Se dissessem para você que um brasileiro é um dos três teóricos mais citados no mundo você acreditaria? Possivelmente, não. Mas deveria. Porque ele existe e se chama Paulo Freire.
O educador, que faria 100 anos em setembro de 2021, morreu no dia 2 de maio de 1997. Às vésperas de seu centenário, tem tido seu legado vilipendiado por grupos de extrema direita, que o acusam de fazer uma doutrinação “de esquerda” que nunca teve respaldo em sua teoria. Embora fosse um crítico do capitalismo, Freire sempre defendeu a autonomia intelectual de seus alunos, pois essa era a função do processo educacional.
Para celebrar a memória de Freire nos 24 anos de sua morte, o GUIA preparou um especial com as ideias do grande pensador brasileiro.
Alfabetização em suas próprias palavras
Paulo Freire criou um método de alfabetização, usado inicialmente junto a adultos, que pretendia ensinar o aluno a ler e a escrever a partir da seleção de palavras-chave de seu vocabulário – que, por sua vez, expressariam a sua cultura. Nada de vovô viu a uva da vovó. O método foi utilizado pela primeira vez em Angicos, no sertão do Rio Grande do Norte, onde aproximadamente 75% dos adultos eram analfabetos. A metodologia, posteriormente, seria aplicada para crianças.
Aprendizado ativo
Para Freire, a sala de aula deveria ser um espaço de troca e produção de conhecimento. Nada de alunos calados apenas ouvindo o professor. O saber, ele defendia, nasceria da mediação entre o conhecimento formal e o repertório do aluno realizada pelo professor.
Decoreba? Esquece
Para o pensador, o aprendizado era uma maneira de conhecer o mundo – para transformá-lo – e já sabendo que ele está mesmo em constante transformação. “O mundo não é, está sendo”, dizia. “Trata-se de aprender a ler a realidade (conhecê-la) para, em seguida, poder reescrever essa realidade (transformá-la)”. Essa visão tinha um caráter libertador das populações mais pobres e oprimidas, razão pela qual Freire foi preso e exilado no período da ditadura civil-militar (1964-85).
Não existe neutralidade
Freire criticava a ideia de educação neutra. Isso não significa, como afirmam alguns setores hoje em dia, que o pensador fosse adepto de uma educação doutrinadora. Não. O que ele pretendia era que os estudantes, a partir do processo de aprendizado, tivessem a capacidade de situar-se no mundo de maneira crítica, de modo a transformá-lo. “Educação ou funciona como um instrumento que é usado para facilitar a integração das gerações na lógica do atual sistema e trazer conformidade com ele, ou ela se torna a ‘prática da liberdade’, o meio pelo qual homens e mulheres lidam de forma crítica com a realidade e descobrem como participar na transformação do seu mundo.”
Educação em três etapas
Freire dividia a aprendizagem em três momentos. O primeiro é aquele em que o educador se inteira do que o aluno conhece, de modo a trazer o seu universo para a sala de aula. Em seguida, o educador deve explorar as questões como temas em discussão, permitindo ao educando sair do senso comum e desenvolver sua capacidade crítica. A última etapa é da problematização: o conteúdo analisado transforma-se em propostas de ação para superar problemas e dilemas da realidade. Para o pensador, este é o objetivo final do ensino.
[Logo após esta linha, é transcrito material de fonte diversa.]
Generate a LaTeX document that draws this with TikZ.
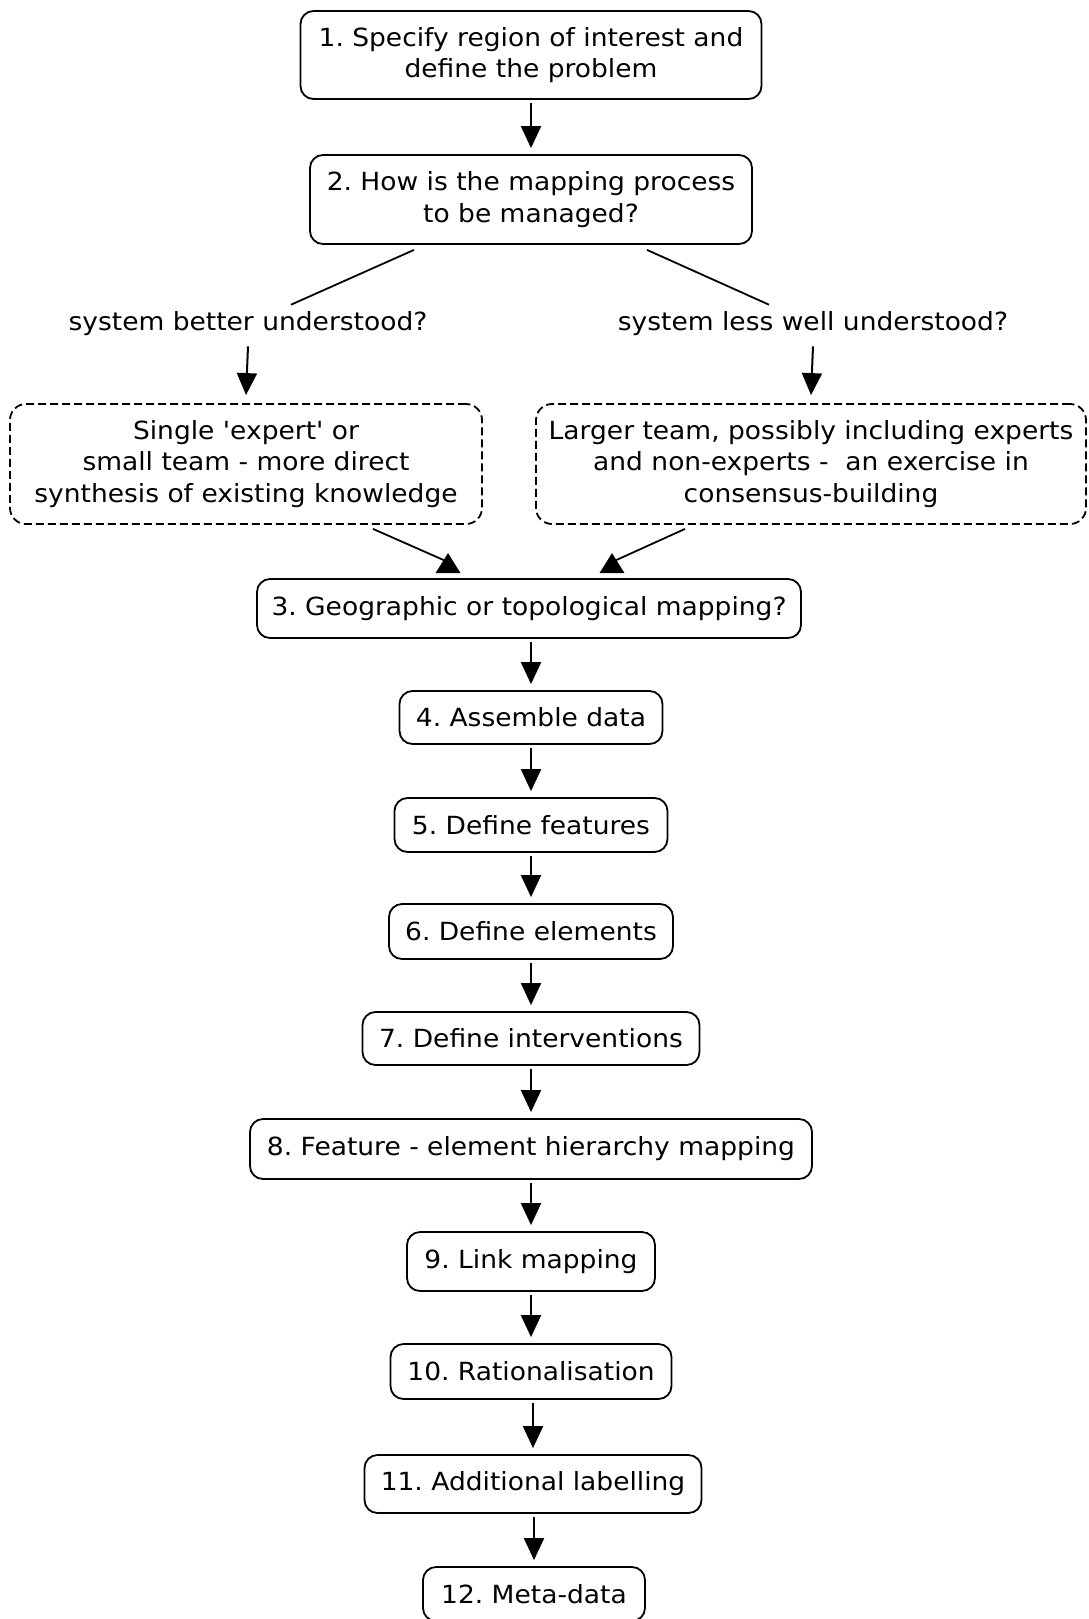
\documentclass[tikz,border=0pt]{standalone}
\usepackage{fontspec}
\newfontfamily\vfont{DejaVu Sans}[FakeStretch=1.06]
\usetikzlibrary{arrows.meta,calc}
\begin{document}
\frenchspacing
\begin{tikzpicture}[x=1pt,y=-1pt,
  every node/.style={font=\vfont\fontsize{25}{31.5}\selectfont\frenchspacing, align=center, inner sep=0pt},
  stepbox/.style={draw, line width=1.8pt, rounded corners=13pt},
  dashbox/.style={draw, line width=1.8pt, rounded corners=16pt, dash pattern=on 8pt off 4pt},
  arr/.style={line width=2pt, -{Triangle[width=20pt,length=22pt]}},
  plain/.style={line width=1.8pt}]
\useasboundingbox (0,0) rectangle (1088,1619);
\clip (0,0) rectangle (1088,1619);
% boxes
\node[stepbox, minimum width=461pt, minimum height=88pt] (b1) at (531,55) {1. Specify region of interest and\\define the problem};
\node[stepbox, minimum width=442pt, minimum height=89pt] (b2) at (531,199.5) {2. How is the mapping process\\to be managed?};
\node (lL) at (248,324) {system better understood?};
\node (lR) at (813,324) {system less well understood?};
\node[dashbox, minimum width=472pt, minimum height=120pt] (dL) at (246,464) {Single 'expert' or\\small team - more direct\\synthesis of existing knowledge};
\node[dashbox, minimum width=550pt, minimum height=120pt] (dR) at (811,464) {Larger team, possibly including experts\\and non-experts - \ an exercise in\\consensus-building};
\node[stepbox, minimum width=544pt, minimum height=59pt] (b3) at (529,608.5) {3. Geographic or topological mapping?};
\node[stepbox, minimum width=263pt, minimum height=53pt] (b4) at (531,717.5) {4. Assemble data};
\node[stepbox, minimum width=273pt, minimum height=54pt] (b5) at (531,825) {5. Define features};
\node[stepbox, minimum width=284pt, minimum height=55pt] (b6) at (531,931.5) {6. Define elements};
\node[stepbox, minimum width=337pt, minimum height=53pt] (b7) at (531,1038.5) {7. Define interventions};
\node[stepbox, minimum width=562pt, minimum height=60pt] (b8) at (531,1149) {8. Feature - element hierarchy mapping};
\node[stepbox, minimum width=248pt, minimum height=59pt] (b9) at (531,1261.5) {9. Link mapping};
\node[stepbox, minimum width=281pt, minimum height=55pt] (b10) at (531,1371.5) {10. Rationalisation};
\node[stepbox, minimum width=337pt, minimum height=58pt] (b11) at (533,1484) {11. Additional labelling};
\node[stepbox, minimum width=222pt, minimum height=54pt] (b12) at (534,1594) {12. Meta-data};
% connectors
\draw[arr] ($(b2.north |- b1.south)+(0,3)$) -- ($(b2.north)+(0,-6)$);
\draw[plain] ($(b2.south)+(-117,5)$) -- ($(lL.north)+(43,-7)$);
\draw[plain] ($(b2.south)+(116,5)$) -- ($(lR.north)+(-44,-7)$);
\draw[arr] ($(lL.south)+(0,10)$) -- ($(dL.north)+(0,-8)$);
\draw[arr] ($(lR.south)+(0,10)$) -- ($(dR.north)+(0,-8)$);
% incoming connectors to box 3 with upright triangle heads
\coordinate (tL) at ($(b3.north)+(-81,-25)$);
\coordinate (tR) at ($(b3.north)+(83,-25)$);
\draw[plain] ($(dL.south)+(127,4)$) -- ($(tL)+(-2,8)$);
\draw[plain] ($(dR.south)+(-126,4)$) -- ($(tR)+(2,8)$);
\fill (tL) -- ($(tL)+(12.5,20)$) -- ($(tL)+(-12.5,20)$) -- cycle;
\fill (tR) -- ($(tR)+(12.5,20)$) -- ($(tR)+(-12.5,20)$) -- cycle;
\foreach \a/\b in {b3/b4,b4/b5,b5/b6,b6/b7,b7/b8,b8/b9,b9/b10,b10/b11,b11/b12}
  \draw[arr] ($(\b.north |- \a.south)+(0,3)$) -- ($(\b.north)+(0,-6)$);
\end{tikzpicture}
\end{document}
O mundo está em constante transformação – e a educação também
O antidogmatismo de Freire estendia-se à sua própria obra. Ele mesmo dizia que seus métodos deveriam ser atualizados com o passar do tempo.
Obras
A “Pedagogia do Oprimido”, obra mais famosa do autor, e outros de seus livros estão disponíveis no Brasil pela Editora Record. Em 2019, a editora Todavia publicou um perfil biográfico do pensador, escrito pelo educador Sérgio Haddad.
Para saber mais, veja também uma entrevista com Mário Sergio Cortella e Sérgio Haddad sobre Paulo Freire:
NOTA
A versão anterior deste texto informava que o autor teve influência marxista. Esta informação foi excluída, em razão da imprecisão do termo. Embora vários pesquisadores usem as ideias de Karl Marx para estudar a obra de Freire, ele era mais alinhado às teorias de Hegel (que, por sua vez, influenciou Marx).
Uma versão anterior também informava que Freire defendia que o saber “nasceria da interação entre professores e estudantes, a partir da realidade destes, com a mediação dos primeiros”. A redação foi substituída para “nasceria da mediação entre o conhecimento formal e o repertório do aluno realizada pelo professor”, por razões de precisão.